Orthogonal Quadratic Complements for Vision Transformer Feed-Forward Networks
arXiv:2604.09709v1 Announce Type: new
Abstract: Recent bilinear feed-forward replacements for vision transformers can substantially improve accuracy, but they often conflate two effects: stronger second-order interactions and increased redundancy relative to the main branch. We study a complementary design principle in which auxiliary quadratic features contribute only information not already captured by the dominant hidden representation. To this end, we propose Orthogonal Quadratic Complements (OQC), which construct a low-rank quadratic auxiliary branch and explicitly project it onto the orthogonal complement of the main branch before injection. We further study an efficient low-rank realization (OQC-LR) and gated extensions (OQC-static and OQC-dynamic).
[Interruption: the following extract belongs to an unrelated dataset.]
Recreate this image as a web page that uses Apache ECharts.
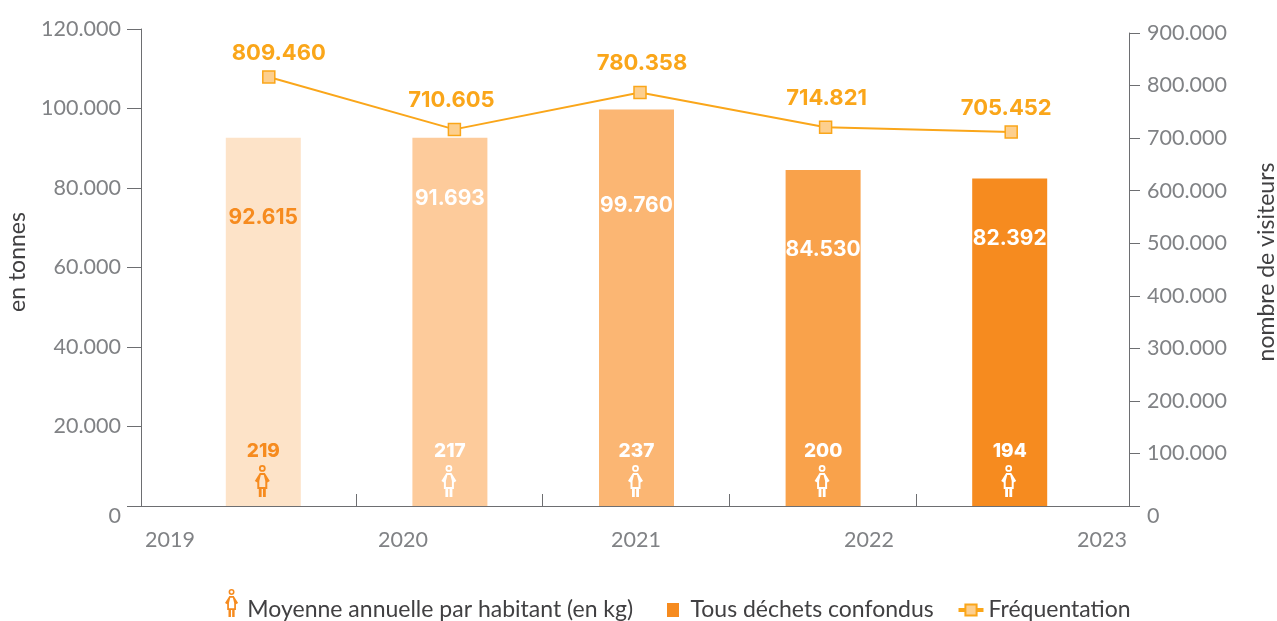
<!DOCTYPE html>
<html><head><meta charset="utf-8">
<style>html,body{margin:0;padding:0;background:#fff}#c{width:1277px;height:621px}</style>
<script src="https://cdn.jsdelivr.net/npm/echarts@6/dist/echarts.min.js"></script>
</head><body><div id="c"></div>
<script>
const years = ['2019','2020','2021','2022','2023'];
const tonnes = [92615, 91693, 99760, 84530, 82392];
const barHeights = [92615, 92615, 99760, 84530, 82392];
const perHabitant = [219, 217, 237, 200, 194];
const visitors = [809460, 710605, 780358, 714821, 705452];
const barColors = ['#fde3c8','#fdcb9b','#fbb673','#f9a24b','#f68b1f'];
const barLabelColors = ['#f68b1f','#fff','#fff','#fff','#fff'];
const barLabelDrop = [69, 50, 86, 69, 50];
const lineLabelOffsets = [[10,6],[-3,1],[2,1],[1,1],[-5,6]];

const FONT = 'Lato', BOLD = 'Inter';
const GREY = '#808285', AXIS = '#6d6e71', DARK = '#414042', ORANGE = '#f68b1f', AMBER = '#faa61a';
const fmt = v => String(v).replace(/\B(?=(\d{3})+$)/g, '.');
const person = 'path://M7.5 0A3.4 3.4 0 1 1 7.49 0ZM7.5 1.8A1.6 1.6 0 1 0 7.51 1.8Z'
  + 'M5 8H10L15 16L12.5 17.5V24H2.5V17.5L0 16ZM6 10L4.5 16V22H10.5V16L9 10Z'
  + 'M4 24H6.8V32H4ZM8.2 24H11V32H8.2Z';
const personLegend = person + 'M-4 48L-4 48';
const tickLabel = (align, margin) => ({
  color: GREY, fontFamily: FONT, fontSize: 21.5, fontWeight: 400, margin, align,
  formatter: v => v === 0 ? '{zero|0}' : fmt(v),
  rich: { zero: { color: GREY, fontFamily: FONT, fontSize: 21.5, fontWeight: 400, padding: [20,0,0,0] } }
});
const hiddenX = (gridIndex, data) => ({ type:'category', gridIndex, data, show:false });
const hiddenY = (gridIndex, max) => ({ type:'value', gridIndex, min:0, max, show:false });
const legendBase = { orient:'horizontal', itemWidth:25, itemGap:5, padding:0,
  textStyle:{ color:DARK, fontFamily:FONT, fontSize:23, fontWeight:400 } };
const gridBase = { outerBoundsMode:'none', containLabel:false, top:29, height:477 };

const option = {
  animation:false,
  grid:[
    {...gridBase, left:141, width:988},
    {...gridBase, left:141, width:988, top:33, height:473},
    {...gridBase, left:170, width:933},
    {...gridBase, left:176, width:928},
    {...gridBase, left:170, width:932},
    {...gridBase, left:356, width:560}
  ],
  xAxis:[
    { type:'category', gridIndex:0, data:years, axisLine:{lineStyle:{color:AXIS,width:1}}, axisTick:{show:false}, axisLabel:{show:false} },
    hiddenX(1, years),
    hiddenX(2, years),
    hiddenX(3, years),
    { type:'category', gridIndex:4, data:years, boundaryGap:false, axisLine:{show:false}, axisTick:{show:false},
      axisLabel:{color:GREY, fontFamily:FONT, fontSize:21.5, fontWeight:400, margin:23, interval:0, showMinLabel:true, showMaxLabel:true} },
    { type:'category', gridIndex:5, data:years.slice(1), boundaryGap:false, axisLine:{show:false},
      axisTick:{show:true, inside:true, length:12, alignWithLabel:true, interval:0, lineStyle:{color:AXIS,width:1}}, axisLabel:{show:false} }
  ],
  yAxis:[
    { type:'value', gridIndex:0, min:0, max:120000, interval:20000, position:'left', splitLine:{show:false},
      axisLine:{show:true, lineStyle:{color:AXIS,width:1}}, axisTick:{show:true, length:14, lineStyle:{color:AXIS,width:1}},
      axisLabel:tickLabel('right', 20),
      name:'en tonnes', nameLocation:'middle', nameGap:112, nameRotate:90, nameMoveOverlap:false,
      nameTextStyle:{color:DARK, fontFamily:FONT, fontSize:23, padding:[0,0,0,11]} },
    { type:'value', gridIndex:1, min:0, max:900000, interval:100000, position:'right', splitLine:{show:false},
      axisLine:{show:true, lineStyle:{color:AXIS,width:1}}, axisTick:{show:true, length:11, lineStyle:{color:AXIS,width:1}},
      axisLabel:tickLabel('left', 18),
      name:'nombre de visiteurs', nameLocation:'middle', nameGap:126, nameRotate:90, nameMoveOverlap:false,
      nameTextStyle:{color:DARK, fontFamily:FONT, fontSize:23, padding:[0,0,0,15]} },
    hiddenY(2, 120000),
    hiddenY(2, 300),
    hiddenY(3, 900000),
    hiddenY(4, 1),
    hiddenY(5, 1)
  ],
  legend:[
    {...legendBase, left:221.5, top:589, itemHeight:42, data:[{name:'Moyenne annuelle par habitant (en kg)', icon:personLegend}],
      itemStyle:{color:ORANGE, borderWidth:0}},
    {...legendBase, left:667, top:598.5, itemHeight:14, data:[{name:'Tous déchets confondus', icon:'path://M0 0H12V14H0Z'}],
      itemStyle:{color:ORANGE, borderWidth:0}},
    {...legendBase, left:956.5, top:598.5, itemHeight:14, data:[{name:'Fréquentation'}], lineStyle:{width:4}}
  ],
  series:[
    { name:'Tous déchets confondus', type:'bar', xAxisIndex:2, yAxisIndex:2, barWidth:75,
      itemStyle:{color:ORANGE},
      data:barHeights.map((value,i)=>({value, itemStyle:{color:barColors[i]},
        label:{show:true, position:'insideTop', distance:barLabelDrop[i], color:barLabelColors[i], formatter:fmt(tonnes[i]),
          fontFamily:BOLD, fontWeight:700, fontSize:21}})) },
    { name:'Moyenne annuelle par habitant (en kg)', type:'pictorialBar', xAxisIndex:2, yAxisIndex:3,
      symbol:person, symbolSize:[15,32], symbolPosition:'start', symbolOffset:[-1,-9], z:4,
      itemStyle:{color:ORANGE},
      data:perHabitant.map((value,i)=>({value, itemStyle:{color:barLabelColors[i]},
        label:{show:true, position:'insideBottom', distance:45, color:barLabelColors[i], formatter:String(value),
          fontFamily:BOLD, fontWeight:800, fontSize:19}})) },
    { name:'Fréquentation', type:'line', xAxisIndex:3, yAxisIndex:4, symbol:'rect', symbolSize:12, z:5,
      lineStyle:{color:AMBER,width:2}, itemStyle:{color:'#fdcf8e',borderColor:AMBER,borderWidth:1.5},
      data:visitors.map((value,i)=>({value,
        label:{show:true, position:'top', distance:12, offset:lineLabelOffsets[i], color:AMBER, formatter:fmt(value),
          fontFamily:BOLD, fontWeight:700, fontSize:22}})) }
  ]
};
echarts.init(document.getElementById('c'),null,{renderer:'canvas'}).setOption(option);
</script></body></html>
Under a parameter-matched Deep-ViT and CIFAR-100 protocol with a fixed penultimate residual readout, full OQC improves an AFBO baseline from 64.25 +/- 0.22 to 65.59 +/- 0.22, while OQC-LR reaches 65.52 +/- 0.25 with a substantially better speed-accuracy tradeoff. On TinyImageNet, the gated extension OQC-dynamic achieves 51.88 +/- 0.32, improving the baseline (50.45 +/- 0.21) by 1.43 points and outperforming all ungated variants. Mechanism analyses show near-zero post-projection auxiliary-main overlap together with improved representation geometry and class separation. The full family, including both ungated and gated variants, generalizes consistently across both datasets.